Sabtu, 12 September 2015

Penjelasan tentang Puasa menurut Agama Islam.

Assalamu'alaikum wr wb.
Puasa adalah menahan diri dari makan dan minum serta segala perbuatan yang bisa membatalkan puasa, mulai dari terbit fajar hingga terbenam matahari, dengan syarat tertentu, untuk meningkatkan ketakwaan seorang muslim. Berpuasa  merupakan salah satu dari lima Rukun Islam. Puasa secara bahasa artinya menahan atau mencegah.
Puasa itu ada yang hukumnya wajib dan ada juga yang hukumnya sunnah. Meskipun pada dasarnya perintah puasa itu wajib seperti Firman Allah dalam QA. Al Baqarah ayat 183. Yang artinya:
"Hai orang orang yang beriman, diwajibkan atas kamu berpuasa sebagaimana diwajibkan atas orang orang sebelum kamu, agar kamu bertaqwa."

Puasa wajib.
Puasa yang hukumnya wajib adalah puasa yang harus dikerjakan dan akan mendapatkan pahala, kemudian jika tidak dikerjakan akan mendapatkan dosa. Pusa wajib adalah sebagai berikut:

1. Puasa Ramadhan adalah puasa yang dilakukan pada bulan Ramadhan selama satu bulan lamanya menjalankan puasa tersebut.
2. Puasa Qadla adalah puasa pengganti Ramadhan yang ditinggalkan
3. Puasa Nadzar adalah puasa yang harus dilakukan karena janji/nadzar tentang kebaikan
4. Puasa Kifarat adalah puasa yang dilakukan karena melanggar larangan agama islam.

Puasa Sunnah
Selain puasa wajib terdapat juga puasa sunnah antara lain yaitu:
1. Puasa enam hari pada bulan syawal dan pahalanya sama dengan puasa sepanjang masa
2. Puasa Arafah pada tanggal 9 Dzulhijah kecuali orang melakukan ibadah haji. Puasa ini akan menghilangkan dosa selama dua tahun.
3. Puasa hari Senin dan Kamis.

Syarat Wajib Berpuasa

Berakal sehat, orang yang gila tidak diwajibkan
Kuat berpuasa, bagi orang yang tidak kuat karena lanjut usia atau sakit, tidak diwajibkan untuk berpuasa. Cukup dengan membayar fidyah.
Baligh/dewasa, anak anak tidak wajib untuk berpuasa.

Syarat Syah Puasa

Beragama Islam
Suci dari haid dan nifas
Mumayiz atau mengerti membedakan antara mana yang baik dan mana yang buruk
Dalam waktu yang ditentukan atau diperbolehkan dalam berpuasa.

Rukun Puasa

Niat pada malam hari
Menahan dari segala yang membatalkan puasa sejak terbit fajar sampai dengan terbenamnya matahari (maghrib)

Yang membatalkan Puasa

1. Makan dan minum dengan di sengaja
2. Muntah dengan sengaja
3. Bersetubuh pada siang hari
4. Keluar darah (haid dan nifas)
5. Hilang akal
6. Keluar mani dengan sengaja
7. membatalkan atau menggugurkan niat puasa

Orang yang diperbolehkan Berbuka (Meninggalkan Puasa) dan Tata cara menggantinya.

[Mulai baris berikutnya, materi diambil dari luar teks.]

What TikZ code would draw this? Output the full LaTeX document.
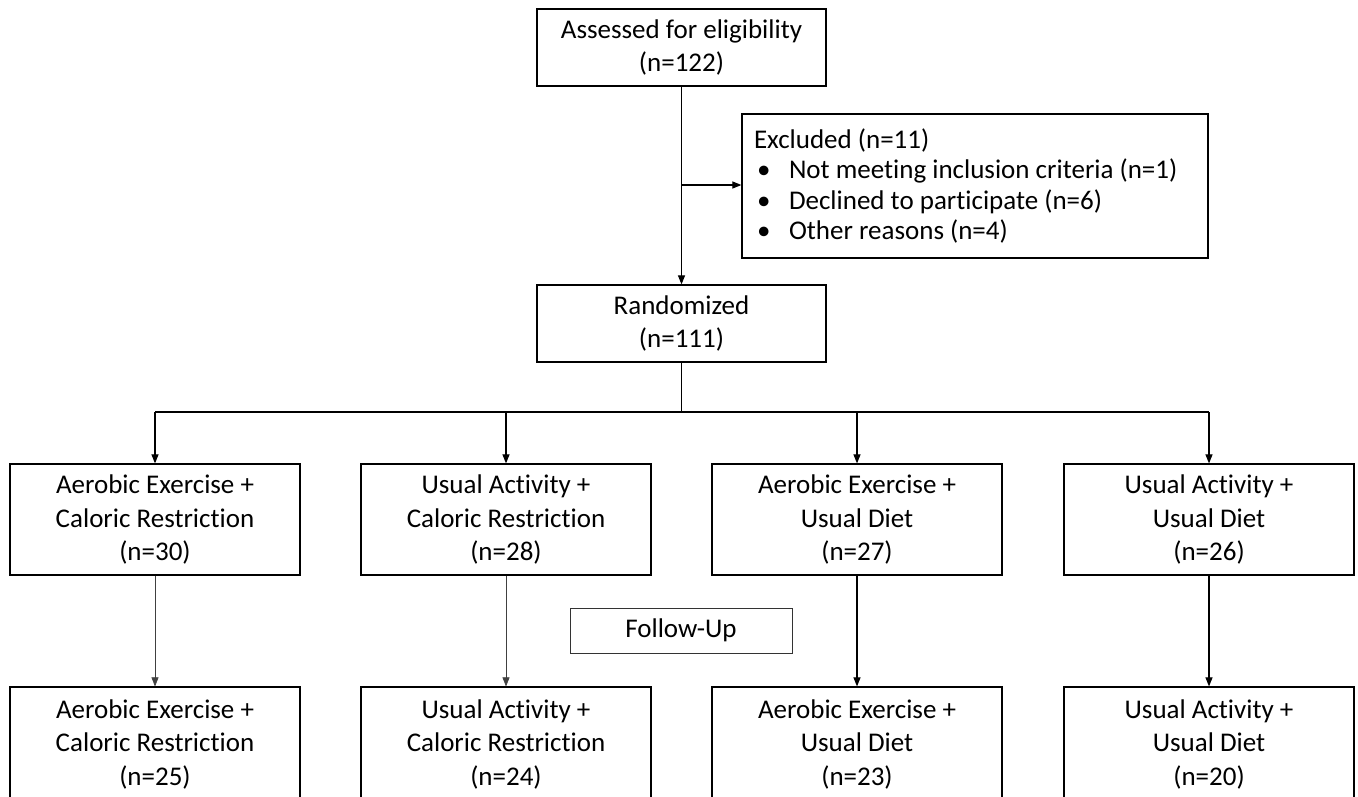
\documentclass[tikz,border=0pt]{standalone}
\usepackage{fontspec}
\setmainfont{Carlito}[Ligatures=NoCommon]
\usetikzlibrary{arrows.meta}
\begin{document}
\begin{tikzpicture}[x=1pt,y=-1pt,
  box/.style={draw, line width=1.2pt, rectangle, inner sep=0pt, align=center,
    font=\fontsize{27}{33.5}\selectfont},
  grp/.style={box, minimum width=290pt, minimum height=111pt},
  arr/.style={line width=1.1pt, -{Triangle[length=9pt,width=7pt]}},
  thinarr/.style={line width=0.6pt, draw=black!75, -{Triangle[length=9pt,width=7pt]}},
  ln/.style={line width=1.2pt}]
\useasboundingbox (0,0) rectangle (1358,796);
\node[box, minimum width=289pt, minimum height=77pt] (top) at (681.5,47.5)
  {Assessed for eligibility\\(n=122)};
\node[box, minimum width=466pt, minimum height=144pt, align=left, inner sep=0pt,
  font=\fontsize{27}{30.5}\selectfont] (excl) at (975,186)
  {\parbox{442pt}{Excluded (n=11)\\
  \makebox[35pt][l]{\hspace{3pt}\textbullet}Not meeting inclusion criteria (n=1)\\
  \makebox[35pt][l]{\hspace{3pt}\textbullet}Declined to participate (n=6)\\
  \makebox[35pt][l]{\hspace{3pt}\textbullet}Other reasons (n=4)}};
\node[box, minimum width=289pt, minimum height=77pt] (rand) at (681.5,323.5)
  {Randomized\\(n=111)};
\node[grp] (a1) at (155,519.5) {Aerobic Exercise +\\Caloric Restriction\\(n=30)};
\node[grp] (a2) at (506,519.5) {Usual Activity +\\Caloric Restriction\\(n=28)};
\node[grp] (a3) at (857,519.5) {Aerobic Exercise +\\Usual Diet\\(n=27)};
\node[grp] (a4) at (1209,519.5) {Usual Activity +\\Usual Diet\\(n=26)};
\node[box, line width=0.8pt, draw=black!80, minimum width=222pt, minimum height=45pt] (fu) at (681,630.5) {Follow-Up};
\node[grp, minimum height=114pt] (b1) at (155,744) {Aerobic Exercise +\\Caloric Restriction\\(n=25)};
\node[grp, minimum height=114pt] (b2) at (506,744) {Usual Activity +\\Caloric Restriction\\(n=24)};
\node[grp, minimum height=114pt] (b3) at (857,744) {Aerobic Exercise +\\Usual Diet\\(n=23)};
\node[grp, minimum height=114pt] (b4) at (1209,744) {Usual Activity +\\Usual Diet\\(n=20)};
% connectors
\draw[arr] (top) -- (rand);
\coordinate (ex) at (681.5,185);
\draw[arr] (ex) -- (ex -| excl.west);
\coordinate (split) at (681.5,412);
\draw[ln] (rand) -- (split);
\draw[ln] (a1.north |- split) -- (a4.north |- split);
\foreach \n in {a1,a2,a3,a4} \draw[arr] (\n.north |- split) -- (\n.north);
\draw[thinarr] (a1) -- (b1);
\draw[thinarr] (a2) -- (b2);
\draw[arr] (a3) -- (b3);
\draw[arr] (a4) -- (b4);
\end{tikzpicture}
\end{document}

1. Orang yang sedang sakit dengan cara mengganti di lain hari atau mengqadla
2. Orang yang sedang dalam perjalanan jauh atau musafir, cara menggantinya dengan cara mengqadla
3. Orang yang sudah tua dan tidak kuat berpuasa lagi, mereka harus membayarnya dengan fidyah.
4. Orang yang sedang hamil dan menyusui cara menggantinya dengan cara mengqadla, bila yang diberatkan anak dan orang tuanya, tapi bila yang diberatkan anaknya saja menurut sebagian ulama' wajib membayar qadla dan membayar fidyah.
5. Pekerja berat, dimana dia tidak mempunyai sumber pendapatan lain kecuali pekerjaan itu dalam hal ini orang tersebut harus membayar fidyah.

Hikmah dari ibadah puasa itu sendiri adalah melatih manusia untuk sabar dalam menjalani hidup. Maksud dari sabar yang tertera dalam al-Quran adalah gigih dan ulet seperti yang dimaksud dalam Ali ‘Imran/3: 146. Di antara hikmah dan faedah puasa selain untuk menjadi orang yang bertakwa adalah sebagai berikut:

Pendidikan/latihan rohani,
Mendidik jiwa agar dapat menguasai diri,
Mendidik nafsu agar tidak senantiasa dimanjakan dan dituruti,
Mendidik jiwa untuk dapat memegang amanat dengan sebaik-baiknya,
Mendidik kesabaran dan ketabahan

Fungsi Puasa Dalam Kehidupan

1. Sebagai tanda syukur atas nikmat Allah
2. Melatih hidup disiplin, jujur, dan sabar.
3. Sebagai pengendali hawa nafsu dari perbuatan tercela
4. Melatih kepekaan sosial


GOLONGAN YANG BOLEH BERPUASA DAN BOLEH TIDAK BERPUASA

Pertama: Orang sakit

Yang dimaksudkan sakit adalah seseorang memiliki penyakit yang membuatnya tidak lagi dikatakan sehat.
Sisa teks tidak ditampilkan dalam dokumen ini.